Ce pilote apporte ainsi au téléspectateur suffisamment d'évènements concrets pour offrir de solides fondations à cette atmosphère de thriller qu'il distille. Mine de rien, c'est toute une mythologie qui s'esquisse avec un minimum de ressources. Par rapport à d'autres séries du genre qu'on a trop souvent vu s'égarer dans les méandres creuses d'une introduction pompeuse, voici une approche directe qui a le mérite d'être rafraîchissante. Qui est Harry ? Quel est ce lieu ? Comment les forces de sécurité de la ville sont-elles en mesure d'exercer une surveillance permanente sur chacun ? Et, peut-être la plus troublante des questions, qui conclut l'épisode, comment est-il possible de "remplacer" un adolescent par un autre, manipulant non seulement la mémoire de ce dernier, mais également celle de chaque habitant ? Au terme de cette heure et demie, nous aboutissons donc à un intrigant mystère. Toutes les questions, qui se bousculent dans la tête d'un héros soudain écrasé par l'ampleur du phénomène auquel il est confronté, trouvent un écho particulier auprès d'un téléspectateur à la curiosité plus qu'aiguisée. De quoi s'assurer de sa fidélité pour la suite.
Par ailleurs, un autre aspect mérite d'être salué, il s'agit de la manière dont This is not my life construit son cadre, permettant de renforcer son ambiance confusément troublante. Je ne sais pas quel est l'état de santé financier de l'industrie télévisuelle néo-zélandaise, mais il est évident que la série n'a pas à sa disposition des moyens budgétaires démesurés. Toute la difficulté va être de parvenir à mettre en scène une série de semi-anticipation, se déroulant dans une décennie, avec un minimum d'effets spéciaux.

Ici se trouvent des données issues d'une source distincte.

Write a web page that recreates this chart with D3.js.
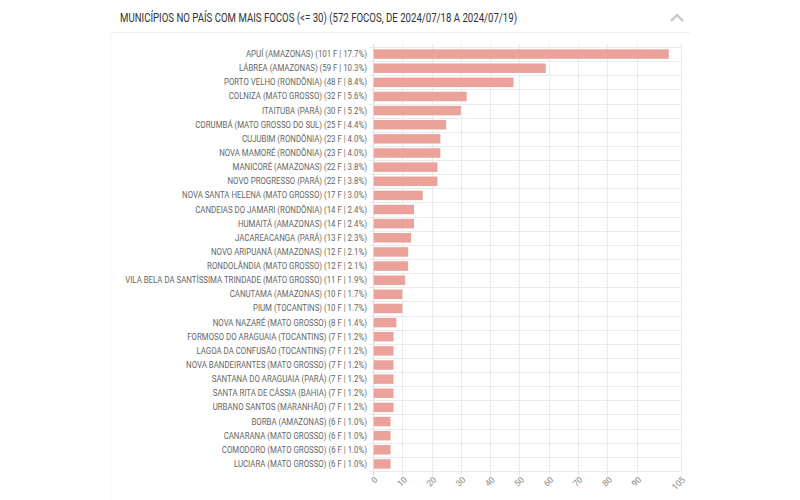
<!DOCTYPE html>
<html>
<head>
<meta charset="utf-8">
<script src="https://cdn.jsdelivr.net/npm/d3@7"></script>
<style>
  body { margin: 0; background: #fff; }
  svg { display: block; font-family: Roboto, "Noto Sans", sans-serif; }
</style>
</head>
<body>
<svg id="chart"></svg>
<script>
// Chart data
const titleText = "MUNICÍPIOS NO PAÍS COM MAIS FOCOS (<= 30) (572 FOCOS, DE 2024/07/18 A 2024/07/19)";
const municipios = [
    "APUÍ (AMAZONAS)", "LÁBREA (AMAZONAS)", "PORTO VELHO (RONDÔNIA)", "COLNIZA (MATO GROSSO)",
    "ITAITUBA (PARÁ)", "CORUMBÁ (MATO GROSSO DO SUL)", "CUJUBIM (RONDÔNIA)", "NOVA MAMORÉ (RONDÔNIA)",
    "MANICORÉ (AMAZONAS)", "NOVO PROGRESSO (PARÁ)", "NOVA SANTA HELENA (MATO GROSSO)",
    "CANDEIAS DO JAMARI (RONDÔNIA)", "HUMAITÁ (AMAZONAS)", "JACAREACANGA (PARÁ)",
    "NOVO ARIPUANÃ (AMAZONAS)", "RONDOLÂNDIA (MATO GROSSO)",
    "VILA BELA DA SANTÍSSIMA TRINDADE (MATO GROSSO)", "CANUTAMA (AMAZONAS)", "PIUM (TOCANTINS)",
    "NOVA NAZARÉ (MATO GROSSO)", "FORMOSO DO ARAGUAIA (TOCANTINS)", "LAGOA DA CONFUSÃO (TOCANTINS)",
    "NOVA BANDEIRANTES (MATO GROSSO)", "SANTANA DO ARAGUAIA (PARÁ)", "SANTA RITA DE CÁSSIA (BAHIA)",
    "URBANO SANTOS (MARANHÃO)", "BORBA (AMAZONAS)", "CANARANA (MATO GROSSO)",
    "COMODORO (MATO GROSSO)", "LUCIARA (MATO GROSSO)"
];
const focos = [101, 59, 48, 32, 30, 25, 23, 23, 22, 22, 17, 14, 14, 13, 12, 12, 11, 10, 10, 8, 7, 7, 7, 7, 7, 7, 6, 6, 6, 6];
const percentuais = ["17.7", "10.3", "8.4", "5.6", "5.2", "4.4", "4.0", "4.0", "3.8", "3.8", "3.0", "2.4", "2.4", "2.3",
    "2.1", "2.1", "1.9", "1.7", "1.7", "1.4", "1.2", "1.2", "1.2", "1.2", "1.2", "1.2", "1.0", "1.0", "1.0", "1.0"];
const xTicks = [0, 10, 20, 30, 40, 50, 60, 70, 80, 90, 105];

const width = 800;
const height = 500;
const margin = { top: 47, right: 120, bottom: 29, left: 373 };

const svg = d3.select("#chart")
    .attr("width", width)
    .attr("height", height);

// Header of the card
svg.append("text")
    .attr("x", 120)
    .attr("y", 22)
    .attr("fill", "#333")
    .attr("font-size", 13.5)
    .attr("font-family", "'Liberation Sans Narrow', Roboto, sans-serif")
    .attr("textLength", 397)
    .attr("lengthAdjust", "spacingAndGlyphs")
    .text(titleText);

svg.append("path")
    .attr("d", "M671,21 L677,15 L683,21")
    .attr("fill", "none")
    .attr("stroke", "#ccc")
    .attr("stroke-width", 2.5);

svg.append("line")
    .attr("x1", 110).attr("x2", 690)
    .attr("y1", 32.5).attr("y2", 32.5)
    .attr("stroke", "#f0f0f0");

svg.append("line")
    .attr("x1", 110.5).attr("x2", 110.5)
    .attr("y1", 32).attr("y2", 500)
    .attr("stroke", "#f7f7f7");

const rows = municipios.map((m, i) => ({
    label: `${m} (${focos[i]} F | ${percentuais[i]}%)`,
    value: focos[i]
}));

const x = d3.scaleLinear()
    .domain([0, 105])
    .range([margin.left, width - margin.right + 0.5]);

const y = d3.scaleBand()
    .domain(rows.map(d => d.label))
    .range([margin.top, height - margin.bottom])
    .paddingInner(0.33)
    .paddingOuter(0.165);

const step = y.step();
const plotTop = margin.top;
const plotBottom = height - margin.bottom;

// Grid: vertical lines at ticks
svg.append("g")
    .selectAll("line")
    .data(xTicks)
    .enter().append("line")
    .attr("x1", d => Math.round(x(d)) + 0.5)
    .attr("x2", d => Math.round(x(d)) + 0.5)
    .attr("y1", plotTop - 3)
    .attr("y2", plotBottom + 5)
    .attr("stroke", d => d === 0 ? "#d8d8d8" : "#ebebeb");

// Grid: horizontal lines between rows
const bounds = d3.range(rows.length + 1).map(i => plotTop + i * step);
svg.append("g")
    .selectAll("line")
    .data(bounds)
    .enter().append("line")
    .attr("x1", margin.left - 4)
    .attr("x2", x(105) + 1)
    .attr("y1", d => Math.round(d) + 0.5)
    .attr("y2", d => Math.round(d) + 0.5)
    .attr("stroke", "#ebebeb");

// Bars
svg.append("g")
    .selectAll("rect")
    .data(rows)
    .enter().append("rect")
    .attr("x", x(0) + 1)
    .attr("y", d => y(d.label))
    .attr("width", d => x(d.value) - x(0) - 1)
    .attr("height", y.bandwidth())
    .attr("fill", "#eaa29b");

// Row labels (slightly condensed like the original font)
svg.append("g")
    .selectAll("text")
    .data(rows)
    .enter().append("text")
    .attr("x", margin.left - 6)
    .attr("y", d => y(d.label) + y.bandwidth() / 2)
    .attr("dy", "0.35em")
    .attr("text-anchor", "end")
    .attr("font-size", 8.6)
    .attr("fill", "#666")
    .text(d => d.label)
    .each(function() {
        const len = this.getComputedTextLength();
        d3.select(this)
            .attr("textLength", len * 0.913)
            .attr("lengthAdjust", "spacingAndGlyphs");
    });

// X tick labels, rotated
svg.append("g")
    .selectAll("text")
    .data(xTicks)
    .enter().append("text")
    .attr("transform", d => `translate(${x(d) + 1},${plotBottom + 5}) rotate(-45)`)
    .attr("text-anchor", "end")
    .attr("dy", "0.7em")
    .attr("font-size", 8.6)
    .attr("fill", "#888")
    .text(d => d);
</script>
</body>
</html>
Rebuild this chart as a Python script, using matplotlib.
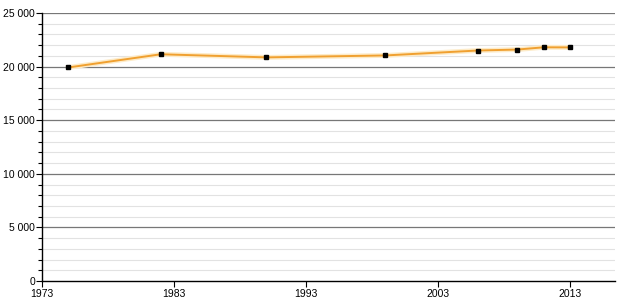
import matplotlib
matplotlib.use("Agg")
import matplotlib.pyplot as plt
from matplotlib.ticker import FuncFormatter, MultipleLocator

years = [1975, 1982, 1990, 1999, 2006, 2009, 2011, 2013]
population = [19920, 21150, 20860, 21040, 21500, 21590, 21800, 21790]
x_ticks = [1973, 1983, 1993, 2003, 2013]

plt.rcParams['font.family'] = ['Liberation Sans', 'DejaVu Sans']

fig = plt.figure(figsize=(6.2, 3.0), dpi=100)
ax = fig.add_axes([0.0677, 0.0633, 0.9243, 0.8934])

# grid: light every 1000, darker every 5000
for v in range(1000, 25001, 1000):
    if v % 5000 == 0:
        ax.axhline(v, color='#777777', lw=0.9, zorder=1)
    else:
        ax.axhline(v, color='#e2e2e2', lw=0.8, zorder=1)

ax.plot(years, population, color='#fdebc8', lw=3.5, zorder=2)
ax.plot(years, population, color='#f0a030', lw=1.4, zorder=3)
ax.plot(years, population, ls='none', marker='s', ms=3.5, color='black', zorder=4)

ax.set_xlim(1973, 2016.4)
ax.set_ylim(0, 25000)
ax.set_xticks(x_ticks)
ax.yaxis.set_major_locator(MultipleLocator(5000))
ax.yaxis.set_minor_locator(MultipleLocator(1000))
ax.yaxis.set_major_formatter(FuncFormatter(lambda v, p: f"{int(v):,}".replace(",", " ")))

for s in ['top', 'right']:
    ax.spines[s].set_visible(False)
for s in ['left', 'bottom']:
    ax.spines[s].set_color('black')
    ax.spines[s].set_linewidth(1.0)

ax.tick_params(axis='both', labelsize=7.5, colors='black', length=4, width=0.8, pad=1)
ax.tick_params(axis='y', which='minor', length=3, width=0.8)
ax.tick_params(axis='x', pad=2)

fig.savefig('out.png', dpi=100)
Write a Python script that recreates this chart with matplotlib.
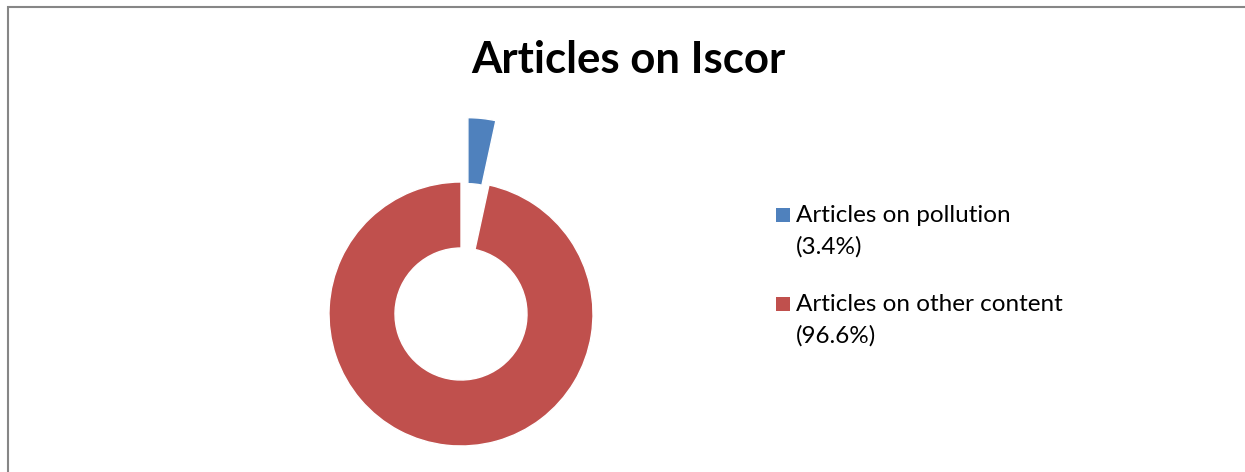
import matplotlib
matplotlib.use("Agg")
import matplotlib.pyplot as plt
from matplotlib.patches import Rectangle

# data
labels = ["Articles on pollution", "Articles on other content"]
shares = [3.4, 96.6]
colors = ["#4F81BD", "#C0504D"]
title = "Articles on Iscor"

W, H = 1245, 472
plt.rcParams['font.family'] = ['Lato', 'DejaVu Sans']

fig = plt.figure(figsize=(W / 100, H / 100), dpi=100)

# chart frame (only the left and top edges fall inside the picture)
fig.add_artist(Rectangle((7.5 / W, -0.1), 1.2, 1.1 - 7.5 / H,
                         transform=fig.transFigure, fill=False,
                         edgecolor="#868686", linewidth=1.5))

# pie area: centre at (461, 314) px, radius 132 px
cx, cy, r = 461, 314, 132
half = 220
ax = fig.add_axes([(cx - half) / W, (H - cy - half) / H, 2 * half / W, 2 * half / H])
wedges, _ = ax.pie(shares, colors=colors, startangle=90, counterclock=False,
                   explode=[0.49, 0], radius=1.0,
                   wedgeprops=dict(width=0.5, edgecolor="white", linewidth=1))
lim = half / r
ax.set_xlim(-lim, lim)
ax.set_ylim(-lim, lim)
ax.set_aspect("equal")
ax.axis("off")

fig.text(628 / W, 1 - 60 / H, title, ha="center", va="center",
         fontsize=31.5, fontweight="bold")

# legend, drawn by hand so the key sits beside the first line
for i, (lab, s, c) in enumerate(zip(labels, shares, colors)):
    top = 208 + 89 * i
    fig.add_artist(Rectangle((776 / W, 1 - (top + 14) / H), 14 / W, 14 / H,
                             transform=fig.transFigure, facecolor=c,
                             edgecolor="none"))
    fig.text(796 / W, 1 - (top - 3) / H, f"{lab}\n({s}%)", ha="left",
             va="top", fontsize=17.5, linespacing=1.55)

fig.savefig("out.png", dpi=100)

Si la technologie subit quelques améliorations, la série n'essaye pas de se lancer dans une surenchère perdue d'avance dans cet aspect gadgétisé, n'étant pas en mesure de re-créer un cadre futuriste à la Caprica, par exemple. C'est par sa seule esthétique - particulièrement soignée - que This is not my life va parvenir à un résultat sobre mais abouti, qui est loin d'être inintéressant. Le décor est épuré, presque clinique. Une impression que renforce la photographie de la série : celle-ci se décline dans des couleurs pastels froides, à forte dominante de blanc, de bleu et de gris. Cela accentue le côté excessivement policé et lisse renvoyé par cette ville, permettant ainsi de jouer sur le contraste entre cette apparente perfection qui sonne faux et les secrets qui sommeillent derrière, masquant des réalités plus perturbantes.
Sur la forme, This is not my life propose donc une oeuvre travaillée et recherchée. Ses moyens limités ne l'empêchent pas de faire preuve d'initiative et de savoir pleinement exploiter tout le potentiel qu'elle a à disposition pour délivrer un cadre qui apporte une réelle valeur ajoutée. De manière générale, la réalisation demeure classique, tout en s'offrant un certain nombre de plans plus larges qui illustrent l'effort réalisé pour poser une ambiance. Si la bande-son, surtout instrumentale, n'est pas des plus maîtrisée, donnant parfois l'impression d'être un peu brouillonne, elle ne dépareille cependant pas.
Quant au casting, la performance d'ensemble est globalement solide. On retrouve en tête d'affiche un acteur familier des téléphages, Charles Mesure (Xena/Hercule, Preuve à l'appui, Outrageus Fortune, V). Si j'étais un peu sceptique au départ, j'ai été assez agréablement surprise par la densité de son jeu ; il s'impose en effet de façon plutôt subtile et assez crédible. A ses côtés, Tandi Wright (Seven Periods with Mr Gormsby, Serial killers) incarne sa femme. Tania Nolan (Go Girls) joue une docteur des plus troublantes.
Bilan : Construit comme un thriller, le pilote de This is not my life se charge de nous introduire dans un mystère des plus intrigants. Posant efficacement les bases de sa mythologie, l'épisode exploite pleinement tous les (modestes) moyens qui sont à sa disposition pour aiguiser la curiosité d'un téléspectateur rapidement happé par cette ambiance paranoïaque et inquiétante. Derrière ses faux airs d'un Prisonnier où viendrait poindre une touche d'anticipation futuriste, il est impossible de savoir dès à présent quelle orientation prendra This is not my life. Basculera-t-elle pleinement dans la sphère de la science-fiction ? Est-ce une intervention humaine ou venue d'ailleurs qui se cache derrière la ville de Waimoana et ses allures paradisiaques ? Voici en tout cas une fondation solide pour débuter une série.
En résumé, This is not my life est une agréable surprise et une première incursion réussie dans la télévision néo-zélandaise. Elle sait capitaliser sur son concept de départ très fort sans tergiverser. C'est aussi dans cette simplicité et cette sobriété que réside sa force, évitant la tentation à laquelle ne surent pas résister d'autres fictions du genre trop promptes à étaler des ambitions pompeuses qu'elles ne purent jamais confirmer.